Ключевые слова: С. Клычков, «Чертухинский балакирь», роман, быличка, субъектно-характерологическая и сюжетообразующая функции.
Роман С. Клычкова «Чертухинский балакирь» (1926) невозможно рассматривать без обращения к фольклорным сюжетам, образам, жанрам. Стремление отразить крестьянское мироотношение, причем воссоздать его в архаических поэтических формах, заставило автора обратиться к фольклорному сознанию, к народным традициям и устно-поэтическим жанрам.

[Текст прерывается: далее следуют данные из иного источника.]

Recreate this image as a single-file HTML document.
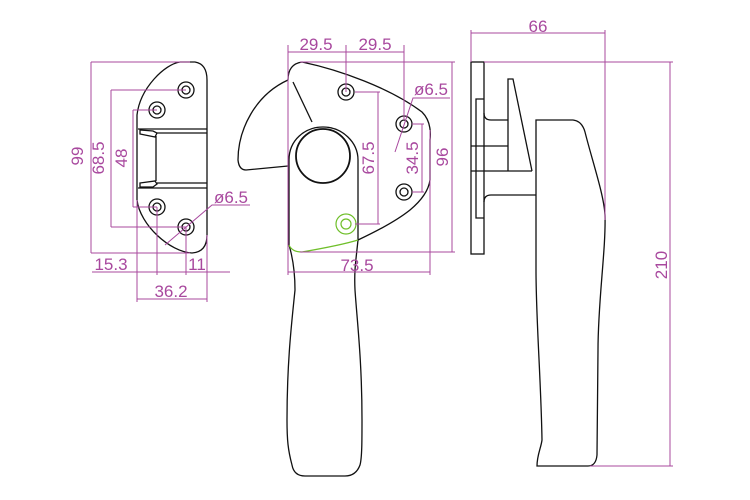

Роман «Чертухинский балакирь», если рассматривать его с точки зрения системно-субъектной организации, рамочно «приписан» рассказчику, жителю села Чертухино. Примечательно в этом смысле начало произведения: «Не знаю, с кого начать, с чего начать!.. Садитесь, друзья мои, садитесь, товарищи, родня и знакомыши, не войдёт всё Чертухино - тесно у меня в избе, зато широко у хозяина сердце!.. Буду я глядеть на вас с печки брюхатой, вспоминать всю нашу судьбу...» [5. C. 7]. К рассказчику в избу приходят односельчане, и хозяин «с печки брюхатой» начинает рассказывать. Формально весь роман - это рассказ чертухинского мужика. Так о чем же мог рассказывать крестьянин, если рассматривать это повествование сквозь призму традиционной системы жанров русской народной прозы?
Устная проза традиционно делится на сказочную и несказочную. К устной несказочной прозе, наряду с легендами и преданиями, относится быличка. Еще Н. Е. Ончуков в предисловии к своему сборнику «Северные сказки» (1908) писал: «есть рассказы из области чудесного, преимущественно касающиеся верований в невидимый мир злых или безразличных к человеку духов, чертей, леших, водяных и пр. Рассказчики выдают их также за несомненно истинные происшествия. Все эти рассказы касаются местной жизни, а действующими лицами в них являются или сами рассказчики <.> или же рассказчики слышали описание происшествий от своих близких родных, однодеревенцев и хороших знакомых.» [7. Кн. 1. С. 17]. Несмотря на достаточную изученность данного жанра, в фольклористике до сих пор существует терминологическая и типологическая неопределенность в отношении к подобного рода текстам. Так, рассказы о нечистой силе в трудах ученых именуются быличками, бывальщинами, демонологическими рассказами, мифологическими рассказами, суеверными нарра-тивами, суеверными меморатами и фабулатами и т.д. В своей статье под «быличкой» мы будем понимать устный рассказ о столкновении человека с существами низшей мифологии (нечистая сила) и демонологическими проявлениями потустороннего мира.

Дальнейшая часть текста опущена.